Begin with the first line of the material and copy each line word for word through the line that contains "ML, MR, MT, MB = 77, 0, 10, 52"; the pictures are left out.

(begin)

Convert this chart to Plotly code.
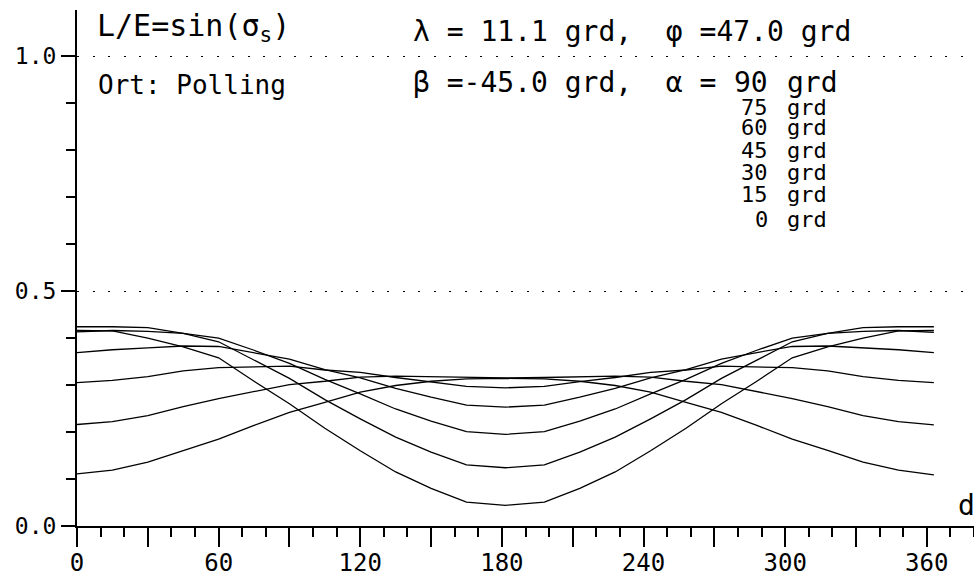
import plotly.graph_objects as go

# day of year
days = [0, 15, 30, 45, 60, 75, 90, 105, 120, 135, 150, 165, 181.5,
        198, 213, 228, 243, 258, 273, 288, 303, 318, 333, 348, 363]

# L/E for tilt angles alpha (grd)
alpha_0 = [0.111, 0.119, 0.136, 0.161, 0.185, 0.214, 0.242, 0.263, 0.285, 0.299, 0.308, 0.313, 0.314,
           0.313, 0.308, 0.299, 0.285, 0.263, 0.242, 0.214, 0.185, 0.161, 0.136, 0.119, 0.109]
alpha_15 = [0.216, 0.222, 0.235, 0.254, 0.271, 0.286, 0.301, 0.308, 0.317, 0.319, 0.318, 0.316, 0.315,
            0.316, 0.318, 0.319, 0.317, 0.308, 0.301, 0.286, 0.271, 0.254, 0.235, 0.222, 0.215]
alpha_30 = [0.305, 0.310, 0.318, 0.330, 0.337, 0.339, 0.340, 0.332, 0.327, 0.316, 0.307, 0.297, 0.294,
            0.297, 0.307, 0.316, 0.327, 0.332, 0.340, 0.339, 0.337, 0.330, 0.318, 0.310, 0.305]
alpha_45 = [0.369, 0.375, 0.379, 0.383, 0.382, 0.369, 0.355, 0.333, 0.315, 0.293, 0.274, 0.257, 0.253,
            0.257, 0.274, 0.293, 0.315, 0.333, 0.355, 0.369, 0.382, 0.383, 0.379, 0.375, 0.369]
alpha_60 = [0.413, 0.416, 0.414, 0.410, 0.400, 0.374, 0.346, 0.312, 0.281, 0.249, 0.223, 0.201, 0.195,
            0.201, 0.223, 0.249, 0.281, 0.312, 0.346, 0.374, 0.400, 0.410, 0.414, 0.416, 0.412]
alpha_75 = [0.424, 0.424, 0.422, 0.410, 0.392, 0.353, 0.314, 0.269, 0.228, 0.189, 0.157, 0.130, 0.124,
            0.130, 0.157, 0.189, 0.228, 0.269, 0.314, 0.353, 0.392, 0.410, 0.422, 0.424, 0.424]
alpha_90 = [0.416, 0.415, 0.400, 0.381, 0.358, 0.308, 0.260, 0.208, 0.160, 0.115, 0.080, 0.051, 0.044,
            0.051, 0.080, 0.115, 0.160, 0.208, 0.260, 0.308, 0.358, 0.381, 0.400, 0.415, 0.416]

series = [alpha_0, alpha_15, alpha_30, alpha_45, alpha_60, alpha_75, alpha_90]
alpha_values = ["90", "75", "60", "45", "30", "15", "0"]
unit = "grd"

FONT = "DejaVu Sans Mono"
W, H = 974, 578
ML, MR, MT, MB = 77, 0, 10, 52

fig = go.Figure()
for s in series:
    fig.add_trace(go.Scatter(x=days, y=s, mode="lines",
                             line=dict(color="black", width=1.3),
                             showlegend=False, hoverinfo="skip"))

def px(X):
    return (X - ML) / (W - ML - MR)

def py(Y):
    return (H - MB - Y) / (H - MT - MB)

NB = "\u00a0"
ann = []
def txt(s, X, Y, size, anchor="left"):
    ann.append(dict(text=s.replace(" ", NB), x=px(X), y=py(Y), xref="paper", yref="paper",
                    xanchor=anchor, yanchor="middle", showarrow=False,
                    font=dict(family=FONT, size=size, color="black")))

txt("L/E=sin(σ<sub>s</sub>)", 95, 28, 30)
txt("Ort: Polling", 96, 85, 26)
txt("λ = 11.1 grd,  φ =47.0 grd", 411, 32, 28)
txt("β =-45.0 grd,  α =", 411, 82, 28)
row_y = [82, 107, 128, 150, 172, 195, 219]
for i, (val, yy) in enumerate(zip(alpha_values, row_y)):
    size = 28 if i == 0 else 22
    txt(val, 770, yy, size, anchor="right")
    txt(unit, 785, yy, size, anchor="left")
txt("d", 956, 505, 28)

fig.update_layout(
    width=W, height=H,
    margin=dict(l=ML, r=MR, t=MT, b=MB, pad=0),
    paper_bgcolor="white", plot_bgcolor="white",
    annotations=ann,
    font=dict(family=FONT, color="black"),
)
fig.update_xaxes(
    range=[0, 380], showline=True, linecolor="black", linewidth=2,
    tickmode="linear", tick0=0, dtick=30, ticklabelstep=2,
    ticks="outside", ticklen=19, tickwidth=1.5, tickcolor="black",
    tickfont=dict(family=FONT, size=24, color="black"),
    ticklabelstandoff=-5,
    minor=dict(tickmode="linear", tick0=0, dtick=10, ticks="outside", ticklen=9,
               tickwidth=1.5, tickcolor="black", showgrid=False),
    showgrid=False, zeroline=False, automargin=False,
)
fig.update_yaxes(
    range=[0, 1.098], showline=True, linecolor="black", linewidth=2,
    tickmode="linear", tick0=0, dtick=0.5, tickformat=".1f",
    ticks="outside", ticklen=14, tickwidth=1.5, tickcolor="black",
    tickfont=dict(family=FONT, size=23, color="black"),
    minor=dict(tickmode="linear", tick0=0, dtick=0.1, ticks="outside", ticklen=9,
               tickwidth=1.5, tickcolor="black", showgrid=False),
    showgrid=True, gridcolor="black", gridwidth=1.2, griddash="2px,13.5px",
    zeroline=False, automargin=False,
)

fig.write_html("out.html", config={"displayModeBar": False},
               post_script="document.body.style.margin='0px';")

(end)

» **Result**
Convert this chart to Plotly code.
import plotly.graph_objects as go

# day of year
days = [0, 15, 30, 45, 60, 75, 90, 105, 120, 135, 150, 165, 181.5,
        198, 213, 228, 243, 258, 273, 288, 303, 318, 333, 348, 363]

# L/E for tilt angles alpha (grd)
alpha_0 = [0.111, 0.119, 0.136, 0.161, 0.185, 0.214, 0.242, 0.263, 0.285, 0.299, 0.308, 0.313, 0.314,
           0.313, 0.308, 0.299, 0.285, 0.263, 0.242, 0.214, 0.185, 0.161, 0.136, 0.119, 0.109]
alpha_15 = [0.216, 0.222, 0.235, 0.254, 0.271, 0.286, 0.301, 0.308, 0.317, 0.319, 0.318, 0.316, 0.315,
            0.316, 0.318, 0.319, 0.317, 0.308, 0.301, 0.286, 0.271, 0.254, 0.235, 0.222, 0.215]
alpha_30 = [0.305, 0.310, 0.318, 0.330, 0.337, 0.339, 0.340, 0.332, 0.327, 0.316, 0.307, 0.297, 0.294,
            0.297, 0.307, 0.316, 0.327, 0.332, 0.340, 0.339, 0.337, 0.330, 0.318, 0.310, 0.305]
alpha_45 = [0.369, 0.375, 0.379, 0.383, 0.382, 0.369, 0.355, 0.333, 0.315, 0.293, 0.274, 0.257, 0.253,
            0.257, 0.274, 0.293, 0.315, 0.333, 0.355, 0.369, 0.382, 0.383, 0.379, 0.375, 0.369]
alpha_60 = [0.413, 0.416, 0.414, 0.410, 0.400, 0.374, 0.346, 0.312, 0.281, 0.249, 0.223, 0.201, 0.195,
            0.201, 0.223, 0.249, 0.281, 0.312, 0.346, 0.374, 0.400, 0.410, 0.414, 0.416, 0.412]
alpha_75 = [0.424, 0.424, 0.422, 0.410, 0.392, 0.353, 0.314, 0.269, 0.228, 0.189, 0.157, 0.130, 0.124,
            0.130, 0.157, 0.189, 0.228, 0.269, 0.314, 0.353, 0.392, 0.410, 0.422, 0.424, 0.424]
alpha_90 = [0.416, 0.415, 0.400, 0.381, 0.358, 0.308, 0.260, 0.208, 0.160, 0.115, 0.080, 0.051, 0.044,
            0.051, 0.080, 0.115, 0.160, 0.208, 0.260, 0.308, 0.358, 0.381, 0.400, 0.415, 0.416]

series = [alpha_0, alpha_15, alpha_30, alpha_45, alpha_60, alpha_75, alpha_90]
alpha_values = ["90", "75", "60", "45", "30", "15", "0"]
unit = "grd"

FONT = "DejaVu Sans Mono"
W, H = 974, 578
ML, MR, MT, MB = 77, 0, 10, 52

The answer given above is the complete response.